Cannes shines spotlight on marginalised people

Movies focusing on marginalised people, racial violence and illegal immigrants were honoured at 71st Cannes Film Festival which ended on Saturday.

Japanese director Hirokazu Kore-Eda’s Shoplifters (Scene pictured) won Palme d’Or for the best film while Spike Lee’s Blackkklansman won Grand Prix for the second best film.

Shoplifters tells the story of a family of crooks who take in a child they find on the street. Kore-Eda is the fourth Japanese director to be honoured with Palme d’Or.

Kore-Eda told media after the award ceremony that his film brought together people who have already failed in some family.

Lee’s film is a true story about African-American undercover detective Ron Stallworth who infiltrated the Ku Klux Klan white supremacist group.

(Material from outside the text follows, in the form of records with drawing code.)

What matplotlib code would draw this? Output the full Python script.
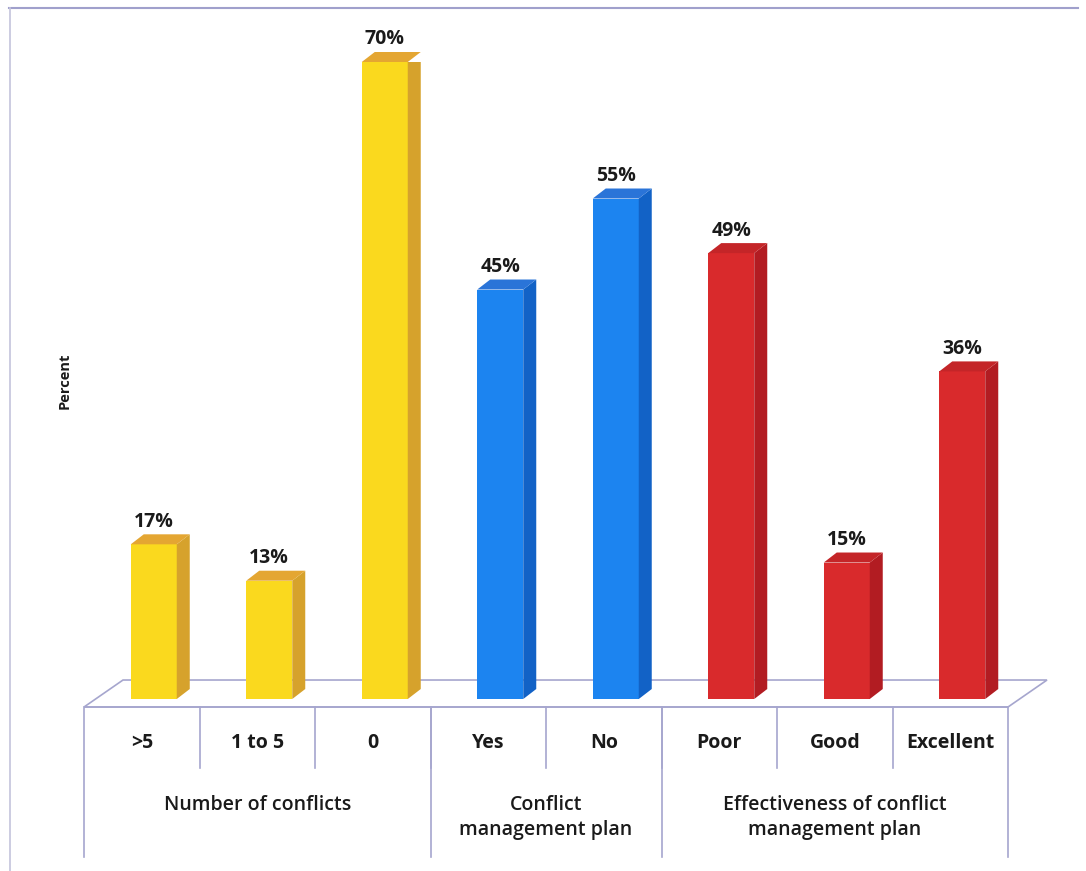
import matplotlib.pyplot as plt
from matplotlib.patches import Polygon
import numpy as np

categories = [">5", "1 to 5", "0", "Yes", "No", "Poor", "Good", "Excellent"]
values = [17, 13, 70, 45, 55, 49, 15, 36]
groups = ["Number of conflicts", "Conflict\nmanagement plan",
          "Effectiveness of conflict\nmanagement plan"]
group_sizes = [3, 2, 3]

# front / side / top shades per group
palettes = [("#FAD91E", "#D6A22C", "#E4A632"),
            ("#1C84F0", "#1262C6", "#2A74D8"),
            ("#D92A2C", "#B21C22", "#C42528")]

plt.rcParams['font.family'] = ['Open Sans', 'DejaVu Sans']

W, H = 1086, 871
fig = plt.figure(figsize=(W / 100, H / 100), dpi=100)
ax = fig.add_axes([84 / W, (H - 857) / H, 924 / W, 795 / H])
ymin = -17.36
ax.set_xlim(-0.5, len(categories) - 0.5)
ax.set_ylim(ymin, 70)
ax.axis('off')

# pixel -> data helpers for the 3d offsets
px_x = 1 / 115.5
px_y = 70 / 637

line_c = "#A6A6CE"
txt_c = "#1a1a1a"

# floor
fl_dx, fl_dy = 39 * px_x, 27 * px_y
f0 = -8 * px_y
n = len(categories)
floor = Polygon([(-0.5, f0), (n - 0.5, f0), (n - 0.5 + fl_dx, f0 + fl_dy),
                 (-0.5 + fl_dx, f0 + fl_dy)], closed=True,
                facecolor="white", edgecolor=line_c, lw=1.2, zorder=1,
                clip_on=False)
ax.add_patch(floor)

# bars
bw = 46 * px_x
off = -11 * px_x
ddx, ddy = 13 * px_x, 10 * px_y
colors = []
for g, s in enumerate(group_sizes):
    colors += [palettes[g]] * s

for i, (v, c) in enumerate(zip(values, colors)):
    x0 = i + off
    x1 = x0 + bw
    front = Polygon([(x0, 0), (x1, 0), (x1, v), (x0, v)], closed=True,
                    facecolor=c[0], edgecolor="none", zorder=3)
    side = Polygon([(x1, 0), (x1 + ddx, ddy), (x1 + ddx, v + ddy), (x1, v)],
                   closed=True, facecolor=c[1], edgecolor="none", zorder=3)
    top = Polygon([(x0, v), (x1, v), (x1 + ddx, v + ddy), (x0 + ddx, v + ddy)],
                  closed=True, facecolor=c[2], edgecolor="none", zorder=3,
                  clip_on=False)
    for p in (front, side, top):
        ax.add_patch(p)
    ax.annotate(f"{v}%", (x0 + bw / 2, v), xytext=(0, 9),
                textcoords="offset points", ha="center", va="bottom",
                fontsize=14, fontweight="bold", color=txt_c,
                annotation_clip=False)

# category table
cell_bot = -69 * px_y
ax.plot([-0.5, n - 0.5], [f0, f0], color=line_c, lw=1.2, zorder=2)
for k in range(1, n):
    ax.plot([k - 0.5, k - 0.5], [f0, cell_bot], color=line_c, lw=1.2)
for i, lab in enumerate(categories):
    ax.text(i, -44 * px_y, lab, ha="center", va="center",
            fontsize=14, fontweight="bold", color=txt_c)

edges = np.concatenate([[0], np.cumsum(group_sizes)]) - 0.5
for e in edges:
    ax.plot([e, e], [f0, ymin], color=line_c, lw=1.2, clip_on=False)
for g, lab in enumerate(groups):
    cx = (edges[g] + edges[g + 1]) / 2
    ax.text(cx, -96 * px_y, lab, ha="center", va="top", fontsize=14,
            fontweight="semibold", color=txt_c, linespacing=1.3)

ax.text(-0.5 - 19 * px_x, 35, "Percent", rotation=90, ha="center",
        va="center", fontsize=10.5, fontweight="bold", color=txt_c)

# outer frame (top and left edges)
fig.add_artist(plt.Line2D([9 / W, 1 - 8 / W], [1 - 8 / H, 1 - 8 / H],
                          color="#A0A0CC", lw=1.5))
fig.add_artist(plt.Line2D([10 / W, 10 / W], [0, 1 - 8 / H],
                          color="#C4C4DC", lw=1.2))

fig.savefig("out.png", dpi=100, facecolor="white")
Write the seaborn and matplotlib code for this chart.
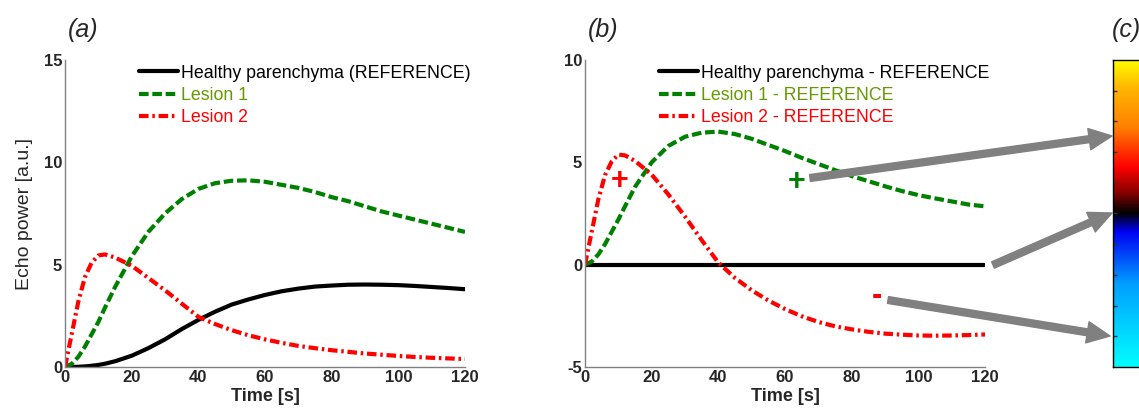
import numpy as np
import seaborn as sns
import matplotlib.pyplot as plt
from matplotlib.colors import LinearSegmentedColormap

sns.set_style('white')
plt.rcParams['font.family'] = ['Liberation Sans', 'DejaVu Sans']
plt.rcParams['axes.unicode_minus'] = False

# data
time_s = [0, 2, 4, 6, 8, 10, 12, 15, 20, 25, 30, 35, 40, 45, 50, 55, 60,
          65, 70, 75, 80, 85, 90, 95, 100, 105, 110, 115, 120]
healthy_a = [0, 0, 0.01, 0.03, 0.06, 0.1, 0.16, 0.28, 0.55, 0.92, 1.35, 1.85, 2.3,
             2.7, 3.05, 3.3, 3.52, 3.7, 3.83, 3.93, 3.98, 4.02, 4.03, 4.02, 4.0,
             3.96, 3.91, 3.86, 3.8]
lesion1_a = [0, 0.15, 0.5, 1.0, 1.6, 2.2, 2.9, 3.9, 5.4, 6.6, 7.5, 8.2, 8.7, 8.98,
             9.1, 9.12, 9.05, 8.9, 8.75, 8.55, 8.3, 8.1, 7.85, 7.6, 7.4, 7.2, 7.0,
             6.8, 6.6]
lesion2_a = [0, 1.6, 3.2, 4.4, 5.1, 5.45, 5.5, 5.35, 4.95, 4.35, 3.75, 3.1, 2.45,
             2.1, 1.8, 1.55, 1.35, 1.18, 1.03, 0.92, 0.82, 0.74, 0.66, 0.6, 0.54,
             0.49, 0.45, 0.42, 0.39]
healthy_b = [0] * len(time_s)
lesion1_b = [0, 0.15, 0.5, 1.0, 1.6, 2.2, 2.85, 3.8, 5.0, 5.8, 6.25, 6.45, 6.5, 6.38,
             6.15, 5.85, 5.55, 5.22, 4.92, 4.62, 4.33, 4.08, 3.83, 3.6, 3.4, 3.24,
             3.09, 2.94, 2.85]
lesion2_b = [0, 1.6, 3.19, 4.37, 5.04, 5.38, 5.34, 5.07, 4.4, 3.43, 2.35, 1.2, 0.1,
             -0.65, -1.25, -1.75, -2.17, -2.52, -2.8, -3.01, -3.16, -3.28, -3.37,
             -3.42, -3.46, -3.47, -3.46, -3.44, -3.41]

labels_a = ['Healthy parenchyma (REFERENCE)', 'Lesion 1', 'Lesion 2']
labels_b = ['Healthy parenchyma - REFERENCE', 'Lesion 1 - REFERENCE', 'Lesion 2 - REFERENCE']
x_ticks = [0, 20, 40, 60, 80, 100, 120]

line_col = ['black', '#008000', '#ff0000']
text_col = ['black', '#669900', '#ff0000']
styles = ['-', (0, (2.3, 0.9)), (0, (2.3, 0.9, 0.6, 0.9))]

W, H = 1139, 415
fig = plt.figure(figsize=(W / 100, H / 100), dpi=100)
ax_a = fig.add_axes([65 / W, 1 - 367 / H, 400 / W, 307 / H])
ax_b = fig.add_axes([585 / W, 1 - 367 / H, 400 / W, 307 / H])


def draw(ax, series, labels, ylim, yticks):
    for y, c, ls, lab in zip(series, line_col, styles, labels):
        sns.lineplot(x=time_s, y=y, ax=ax, color=c, lw=3.0, linestyle=ls,
                     label=lab, estimator=None)
    ax.set_xlim(0, 120)
    ax.set_ylim(*ylim)
    ax.set_xticks(x_ticks)
    ax.set_yticks(yticks)
    for s in ['top', 'right']:
        ax.spines[s].set_visible(False)
    for s in ['left', 'bottom']:
        ax.spines[s].set_color('#808080')
        ax.spines[s].set_linewidth(1.0)
    ax.tick_params(direction='in', length=4, color='#808080', labelsize=12, pad=2)
    for t in ax.get_xticklabels() + ax.get_yticklabels():
        t.set_fontweight('bold')
    ax.set_xlabel('Time [s]', fontsize=13, fontweight='bold', labelpad=2)
    leg = ax.legend(loc='upper left', bbox_to_anchor=(0.185, 0.985), frameon=False,
                    fontsize=12.8, handlelength=2.2, handletextpad=0.15,
                    labelspacing=0.3, borderaxespad=0, borderpad=0)
    for txt, c in zip(leg.get_texts(), text_col):
        txt.set_color(c)


draw(ax_a, [healthy_a, lesion1_a, lesion2_a], labels_a, (0, 15), [0, 5, 10, 15])
ax_a.set_ylabel('Echo power [a.u.]', fontsize=14, labelpad=8)
draw(ax_b, [healthy_b, lesion1_b, lesion2_b], labels_b, (-5, 10), [-5, 0, 5, 10])
ax_b.set_ylabel('')

# sign markers
ax_b.text(10.5, 4.1, '+', color='#ff0000', fontsize=22, fontweight='bold', ha='center', va='center')
ax_b.text(63.5, 4.05, '+', color='#008000', fontsize=22, fontweight='bold', ha='center', va='center')
ax_b.text(87.5, -1.55, '-', color='#ff0000', fontsize=22, fontweight='bold', ha='center', va='center')

# colour bar
cmap = LinearSegmentedColormap.from_list('echo', [
    (0.0, (0, 1, 1)), (0.27, (0, 0.62, 1)), (0.44, (0, 0, 0.95)), (0.5, (0, 0, 0)),
    (0.57, (0.55, 0, 0)), (0.65, (1, 0, 0)), (0.78, (1, 0.5, 0)), (0.91, (1, 0.72, 0)),
    (1.0, (1, 1, 0))])
ax_c = fig.add_axes([1113 / W, 1 - 367 / H, 60 / W, 307 / H])
ax_c.imshow(np.linspace(1, 0, 256)[:, None], aspect='auto', cmap=cmap,
            extent=[0, 1, 0, 1])
ax_c.set_xticks([])
ax_c.set_yticks(np.linspace(0.1, 0.9, 9))
ax_c.set_yticklabels([])
ax_c.tick_params(direction='in', length=3, width=1, left=True, right=True, color='#333333')
for s in ax_c.spines.values():
    s.set_color('black')
    s.set_linewidth(1.0)

# panel labels
for x, s in [(68, '(a)'), (588, '(b)'), (1112, '(c)')]:
    fig.text(x / W, 1 - 30 / H, s, fontsize=18, style='italic', ha='left', va='center')

# arrows towards the colour bar
arrows = [((810, 178), (1112, 136)), ((993, 265), (1112, 213)), ((888, 300), (1110, 336))]
for (x0, y0), (x1, y1) in arrows:
    ax_b.annotate('', xy=(x1 / W, 1 - y1 / H), xytext=(x0 / W, 1 - y0 / H),
                  xycoords='figure fraction', textcoords='figure fraction',
                  annotation_clip=False,
                  arrowprops=dict(arrowstyle='simple,head_width=1.4,head_length=1.5,tail_width=0.45',
                                  color='#808080', mutation_scale=11, shrinkA=0, shrinkB=0))

fig.savefig('out.png', dpi=100)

Lee ends the film by connecting it modern world with a documentary carrying real footage from last year’s violent white supremacist march in Charlottesville.

Legendary Swiss-French director Jean-Luc Godard won a special Palme d’Or for his efforts to define and refine what cinema can be.

Lebanese director Nadine Labaki won the jury prize for film Capernaum about a boy living in poverty who sues his parents for bringing him into a cruel world.

Poland’s Pawel Pawlikowski won the best director award for his

Ida, Cold War about two lovers struggling to carry on with their affair in post-World War II Europe.

Italy’s Marcello Fonte won the best actor award for playing the owner of a dog-grooming shop in Matteo Garrone’s black comedy Dogman while Kazakhstan’s Samal Yeslyamova won the best actress award for her role as an illegal immigrant in Moscow in Sergei Dvortsevoy’s Ayka.

Cannes jury president and actress Cate Blanchett told the closing ceremony that festival saw movies about invisible and disenfranchised people.

‘Weinsteins sitting among you’

During her brief appearance on stage, Italian actress Asia Argento came down heavily on some bigwigs in the film industry who prey on women artistes.

She said Cannes festival was a hunting ground for disgraced filmmaker Harvey Weinstein who was caught in a sex scandal last year that sparked the #MeToo movement.

Argento said she was raped by Weinstein in Cannes in 1997 when she was 21 years old.

She warned women artistes assembled at Saturday’s ceremony that Weinsteins are sitting among them.